Fully dense nanocrystalline (La0.2Nd0.2Sm0.2Eu0.2Gd0.2)2Zr2O7 high-entropy ceramics fabricated under ultra-high pressure

In this work, nanocrystalline high-entropy ceramics (HECs) were prepared by the combination of combustion synthesis and ultra-high pressure sintering. The prepared high-entropy (La0.2Nd0.2Sm0.2Eu0.2Gd0.2)2Zr2O7 ceramic powder had the average grain size of 11 nm and displayed the disordered defective fluorite structure. The HECs sintered under ultra-high pressure showed the defective fluorite structure, whereas the control samples fabricated by pressureless sintering showed the ordered pyrochlore structure.

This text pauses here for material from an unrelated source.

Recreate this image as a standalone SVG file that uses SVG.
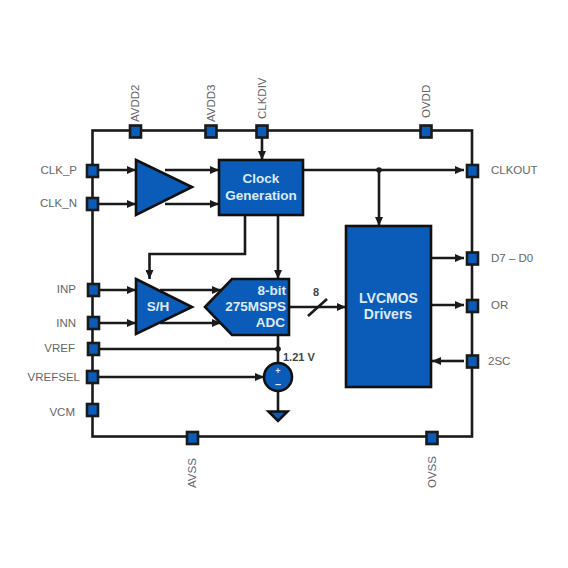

The HECs sintered under pressure of 10 GPa possessed much smaller grain size than that obtained by pressureless sintering. In particular, the grain size of ceramics sintered under 10 GPa at 600 °C was not significantly larger than that of raw powder and its Vickers hardness was 11.9 GPa. Ultra-high pressure sintering could remarkably increase the density of ceramics and restrain the growth of grains. The plastic deformation under ultra-high pressure was believed as the main densification mechanism for the grain refinement and performance improvement.